Adriano Matsunaga, marido de Sabrina, atua como técncio da ciclista. Foto: Alessandra Cabral/CPB
“O esporte paralímpico está evoluindo bastante. Não só no ciclismo, mas de modo geral e a visão de outras pessoas, empresas, patrocínios, está cada vez melhorando mais, evoluindo. Faz completamente toda a diferença a gente ter um patrocínio, como do time São Paulo, que ajuda muito na nossa vida, principalmente para esportes que são caros, como o ciclismo”, avalia Sabrina
O Time SP citado pela ciclista é uma iniciativa do Governo do Estado de São Paulo para patrocinar atletas e paratletas.
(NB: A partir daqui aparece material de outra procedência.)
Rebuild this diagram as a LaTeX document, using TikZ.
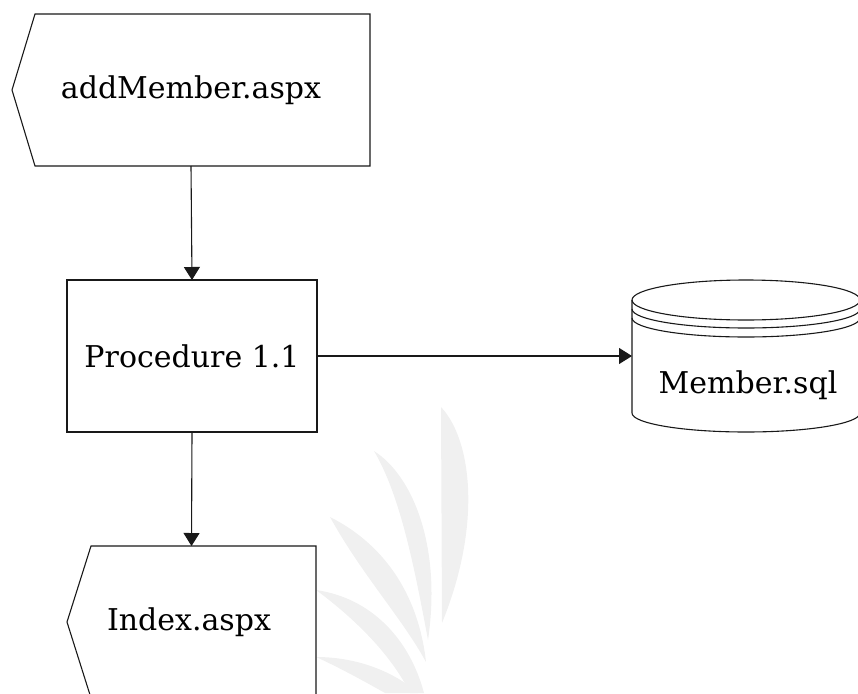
\documentclass[tikz,border=0pt]{standalone}
\usepackage{fontspec}
\setmainfont{DejaVu Serif}
\usetikzlibrary{arrows.meta}
\tikzset{
  line/.style={draw=black!90, line width=1.1pt},
  flow/.style={line, -{Triangle[length=13pt,width=16pt]}},
  box/.style={rectangle, inner sep=0pt, outer sep=0pt},
  leaf/.style={fill=black!6, draw=none},
  lbl/.style={font=\fontsize{30}{34}\selectfont},
}
\begin{document}
\begin{tikzpicture}[x=1pt,y=-1pt]
\clip (0,0) rectangle (858,693);
% watermark leaves
\fill[leaf] (441,407) .. controls (472,440) and (482,525) .. (442,623) -- cycle;
\fill[leaf] (374,451) .. controls (412,475) and (442,545) .. (428,640) .. controls (414,565) and (400,495) .. (374,451) -- cycle;
\fill[leaf] (330,517) .. controls (380,542) and (418,590) .. (426,662) .. controls (402,618) and (362,575) .. (330,517) -- cycle;
\fill[leaf] (316,590) .. controls (372,598) and (410,640) .. (424,693) -- (410,693) .. controls (390,652) and (350,615) .. (316,590) -- cycle;
\fill[leaf] (316,657) .. controls (362,657) and (398,675) .. (418,693) -- (385,693) .. controls (362,680) and (338,667) .. (316,657) -- cycle;

% nodes
\node[box, lbl, minimum width=358pt, minimum height=152pt] (top) at (191,90) {addMember.aspx};
\draw[line] (top.north east) -- (top.south east) -- ([xshift=23pt]top.south west)
  -- (top.west) -- ([xshift=23pt]top.north west) -- cycle;

\node[box, lbl, line, minimum width=250pt, minimum height=152pt] (proc) at (192,356) {Procedure 1.1};

\node[box, minimum width=249pt, minimum height=152pt] (idx) at (191.5,622) {};
\draw[line] (idx.north east) -- (idx.south east) -- ([xshift=24pt]idx.south west)
  -- (idx.west) -- ([xshift=24pt]idx.north west) -- cycle;
\node[box, lbl] (idxl) at (189,622) {Index.aspx};

% database cylinder
\node[box, minimum width=228pt, minimum height=152pt] (db) at (746,356) {};
\draw[line] (746,300) ellipse [x radius=114pt, y radius=20pt];
\draw[line] (632,309) arc[start angle=180, end angle=360, x radius=114pt, y radius=19pt];
\draw[line] (632,318) arc[start angle=180, end angle=360, x radius=114pt, y radius=19pt];
\draw[line] (632,300) -- (632,413) arc[start angle=180, end angle=360, x radius=114pt, y radius=19pt] -- (860,300);
\node[box, lbl] (dbl) at (748,385) {Member.sql};

% connectors
\draw[flow] (top.south) -- (proc.north);
\draw[flow] (proc.south) -- (idx.north);
\draw[flow] (proc.east) -- (db.west);
\end{tikzpicture}
\end{document}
Por meio da Secretaria de Estado dos Direitos da Pessoa com Deficiência (SEDPcD), foram repassados R$ 8 milhões a 154 atletas de 17 modalidades.
Sabrina vê esse tipo de apoio como fundamental. “Algumas vezes a gente precisa de algo que é mais muito caro e a gente tem que tirar (do bolso) ou às vezes é viagens também. No ciclismo, a gente tem Copas do Mundo, que a maioria das vezes são na Europa. As bolsas, os patrocínios, eles ajudam bastante, mas tem meses que acaba ficando um pouquinho mais apertado e aí a gente acaba tirando um pouquinho do nosso”, relata.
“O ciclismo se move pelo ranking mundial, que é por pontos. Então, se eu não participar dessas competições para estar lá e pontuar, ter a melhor pontuação, no ranking eu acabo ficando bem longe, bem lá embaixo”.
Sabrina acredita que não sofrer com rótulos negativos. Ela tenta reverter um possível estigma e reafirma que é maior do que deficiência.
“Muitas pessoas têm essa visão, porque antigamente as pessoas com deficiência não faziam muita coisa, não trabalhavam, não praticavam esporte. O mundo está mudando. As pessoas acabam vendo como superação, como motivação. E eu acho super normal ter essa visão, e a gente poder motivar. Eu fico super feliz de receber uma mensagem falando que inspirei uma pessoa.”